Penang was busy, lots more land reclamation going on, I went through a restricted area by mistake and realised when I saw a giant loch ness monster style pipeline sticking up, that explained the big yellow and black cardinal buoy on my port side, that should have been on my starboard side. These things aren’t on the charts as they happen so quickly, but no harm done.
This yacht was huge, the crew all waved to me as I passed, which was nice.
This next bulk carrier was even larger ,you can see the barge next to it being filled. I don’t know what the cargo was, but possibly powdered land they use so much of here.
So then there was the old bridge to pass, I wasn’t too worried about this, I had been under it a few times now, and knew we would fit.
The second bridge is a bit lower and really doesn’t look so easy, I really thought I might hit it, even though we have been under it twice before.
So as I approached the second bridge at the southern end of the island, near the boatyard I gave them a call on the off chance they had an opening, and sure enough they said to come over and they would haul me. Brilliant, but a bit scary as the entrance to the travel lift dock is fraught with jagged concrete obstacles, and a strong cross current is hard to handle. However the timing was perfect, we are getting into neap tides now, much milder, and I was 3 hours before high water, where the tidal flow is less. I got in with not much trouble. I could have done with my fenders a lot higher, but we didn’t scratch anything, the steel rub rail might need a polish.
So it was with great interest I watch the boat lift, and sure enough the damage from the grounding was superficial.
Scrapes on the bow where we hit the rock, gelcoat damaged, fiberglass intact.
After she was washed, the hull looked great, the antifoul has lasted the last year well.

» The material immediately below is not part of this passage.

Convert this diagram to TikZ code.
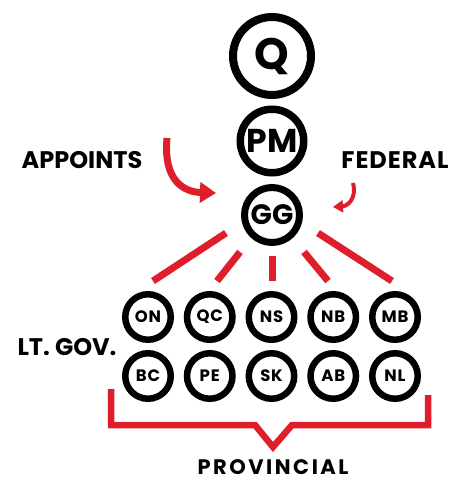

I thought there was a bit of vibration from the prop, this explains it. This is just 6 weeks fouling, must make a note to keep cleaning it often. I have a very small amount of tiny blisters, but 99.99% of the hull is blister free, so I think the work we did last year worked well.
So the plan now is to fill the scratches and grooves, prime, then put another coat of antifoul on tomorrow. I have cleaned the prop and put a new anode on, tomorrow I will grease it, and possibly adjust the pitch if I can work out the correct setting. Then we launch on Thursday and I head south. I plan to get down to KL or maybe even Singapore before Kathy flies out. Then I am thinking we will try to get to America’s PNW after all. I need to be in Japan for the middle of May if I want to be safe from cyclones, The route is Singapore-Hong Kong-Japan-Seattle, so there’s a lot to do.